NEW YORK -- Stocks rallied nearly 2% after the Federal Reserve announced it would begin scaling back its stimulus program early next year.
The Dow Jones industrial average added 292.71, gaining 1.8% to 16,167.97 at the closing bell Wednesday. The broader Standard & Poor's 500 index rose 29.65 points, or 1.7%, to 1,810.65.
The late-day rally pushed the Dow and S&P 500 to new all-time closing highs, according to Howard Silverblatt, senior index analyst at S&P Dow Jones Indices.
The technology-focused Nasdaq composite rose 46.38 points, or 1.2%, to 4,070.06.
Wall Street has been obsessed over how long the Fed would continue its easy-money policies that have helped boost this year's stock rally.
“The market sees it as the right thing to do,” said J.J. Kinahan, chief strategist at TD Ameritrade. “It views it as a vote of confidence that the [economy] is as healthy as the numbers have been portraying it."
By buying $85 billion in bonds every month, the Fed has tried to lower borrowing costs for consumers and businesses as a way to stimulate economic growth.
The Fed said Wednesday it would scale back its stimulus to $75 billion a month, citing the economy's growing strength.
“We had to taper at some point,” said John Rutledge, chief investment strategist at Safanad in New York. "Ten billion a month is a good start.”
Starting in January, the Fed said, the central bank would start buying $35 billion a month in mortgage-backed securities, and $40 billion a month of long-term Treasury bonds.
With interest rates lower, investors have searched for higher returns in riskier assets such as stocks. That has helped pushed up the Dow nearly 22% since Jan. 1.
Professional investors had fretted over the Fed's eventual pull-back, but investors were heartened to hear the Fed would only begin to taper moderately.

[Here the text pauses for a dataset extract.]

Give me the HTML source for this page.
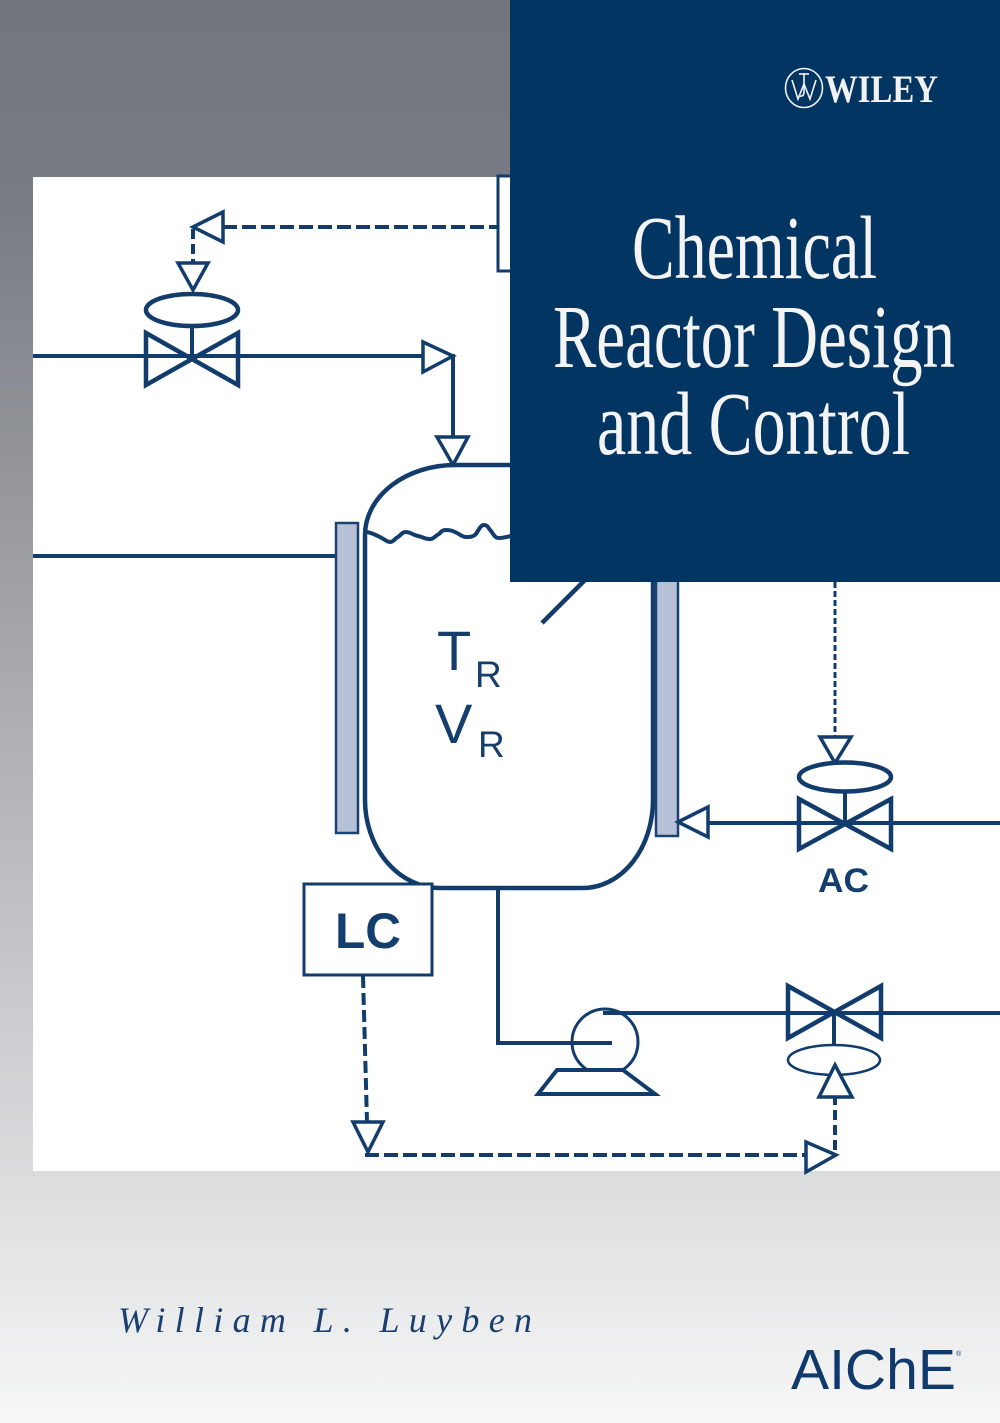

Key for the central bank's policymakers will be whether labor, growth and inflation data show the U.S. economy can stand on its own.
The Fed's move landed on Wall Street as a "mild surprise," Kinahan said. Investors were comforted to hear Fed Chairman Ben Bernanke say the central bank stood ready to continue supporting the economy as needed.
“It’s like a baby going from crawling to walking," Kinahan said. "See how those few steps go before you walk away.”